(Saved entries)
== == ==
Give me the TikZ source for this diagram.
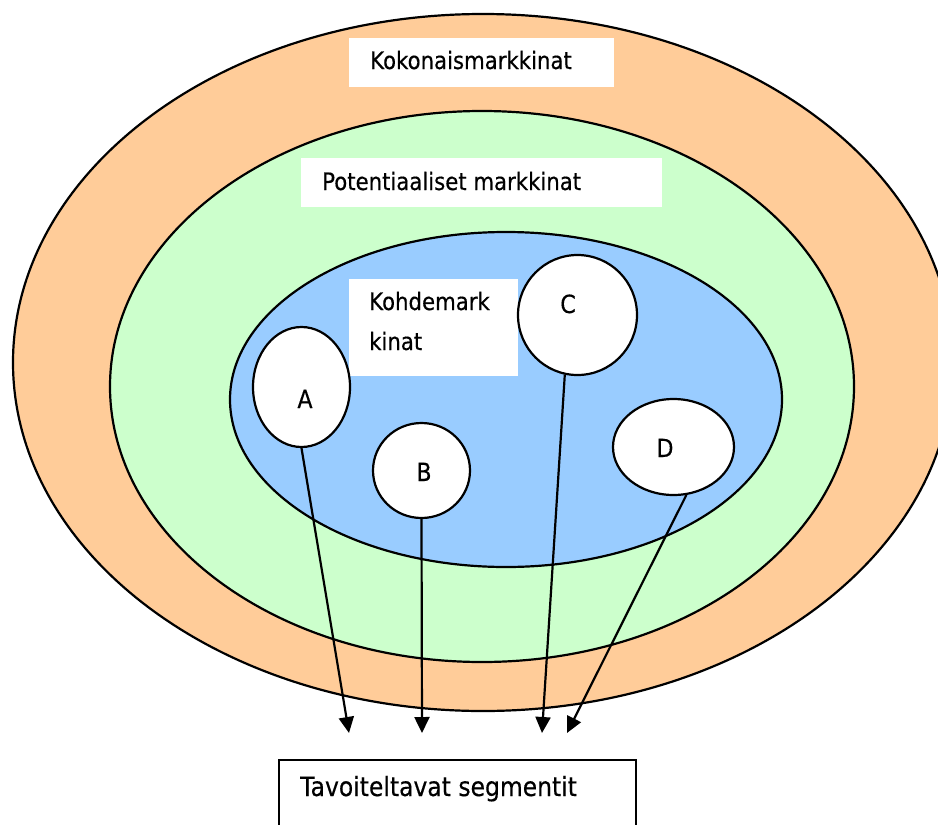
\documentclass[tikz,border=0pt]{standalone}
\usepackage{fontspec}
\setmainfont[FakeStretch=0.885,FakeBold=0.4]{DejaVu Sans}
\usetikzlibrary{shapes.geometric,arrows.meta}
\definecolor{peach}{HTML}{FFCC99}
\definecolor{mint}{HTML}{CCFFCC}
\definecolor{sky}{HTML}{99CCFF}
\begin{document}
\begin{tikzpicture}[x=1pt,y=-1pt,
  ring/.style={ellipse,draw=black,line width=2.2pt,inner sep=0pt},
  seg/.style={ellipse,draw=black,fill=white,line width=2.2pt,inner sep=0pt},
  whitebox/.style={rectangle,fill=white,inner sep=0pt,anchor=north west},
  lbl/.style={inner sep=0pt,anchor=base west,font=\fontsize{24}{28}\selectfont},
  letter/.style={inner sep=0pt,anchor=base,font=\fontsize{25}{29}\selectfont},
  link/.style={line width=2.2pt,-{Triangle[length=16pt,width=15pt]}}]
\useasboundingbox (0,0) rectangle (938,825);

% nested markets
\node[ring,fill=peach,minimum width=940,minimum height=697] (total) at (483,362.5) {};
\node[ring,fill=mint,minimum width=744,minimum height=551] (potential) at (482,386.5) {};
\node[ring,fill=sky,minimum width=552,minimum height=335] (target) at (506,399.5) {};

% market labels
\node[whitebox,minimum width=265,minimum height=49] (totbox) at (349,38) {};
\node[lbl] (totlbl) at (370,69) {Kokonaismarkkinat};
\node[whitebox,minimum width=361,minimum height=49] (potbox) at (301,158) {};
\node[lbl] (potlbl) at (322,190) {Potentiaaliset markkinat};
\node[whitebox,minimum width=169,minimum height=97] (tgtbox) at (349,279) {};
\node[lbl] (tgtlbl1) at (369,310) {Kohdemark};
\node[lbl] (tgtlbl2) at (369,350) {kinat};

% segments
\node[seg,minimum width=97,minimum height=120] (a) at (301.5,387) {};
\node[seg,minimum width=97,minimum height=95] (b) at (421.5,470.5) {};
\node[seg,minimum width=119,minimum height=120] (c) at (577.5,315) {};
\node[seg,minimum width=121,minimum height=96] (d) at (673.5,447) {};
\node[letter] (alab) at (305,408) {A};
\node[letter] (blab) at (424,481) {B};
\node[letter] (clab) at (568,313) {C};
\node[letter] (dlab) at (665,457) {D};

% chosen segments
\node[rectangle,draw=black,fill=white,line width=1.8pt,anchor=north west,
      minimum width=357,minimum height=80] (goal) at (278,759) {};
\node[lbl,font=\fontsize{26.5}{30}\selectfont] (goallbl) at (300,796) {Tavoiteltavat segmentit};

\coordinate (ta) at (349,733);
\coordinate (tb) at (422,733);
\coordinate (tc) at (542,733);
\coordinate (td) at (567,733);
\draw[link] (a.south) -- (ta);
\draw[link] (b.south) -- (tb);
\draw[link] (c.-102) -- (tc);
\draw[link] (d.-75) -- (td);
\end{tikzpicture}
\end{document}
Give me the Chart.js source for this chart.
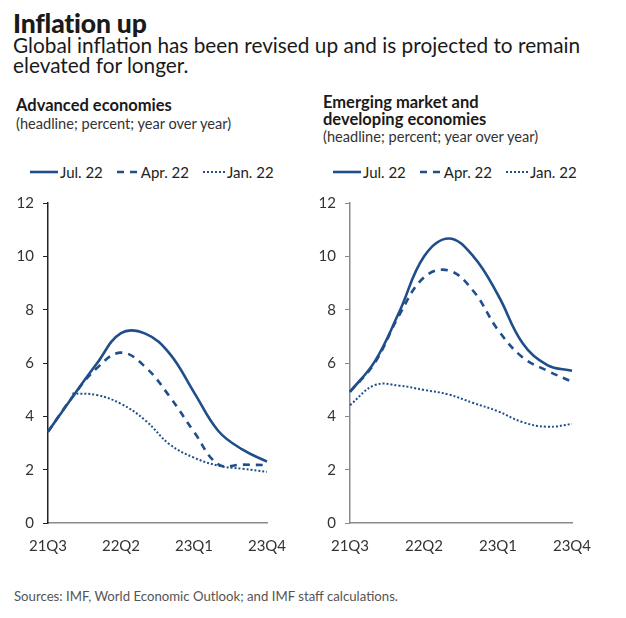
== == ==
Task goal => Each line holding "this" must be found and copied.

Response below =>
Give me the TikZ source for this diagram.
Give me the Chart.js source for this chart.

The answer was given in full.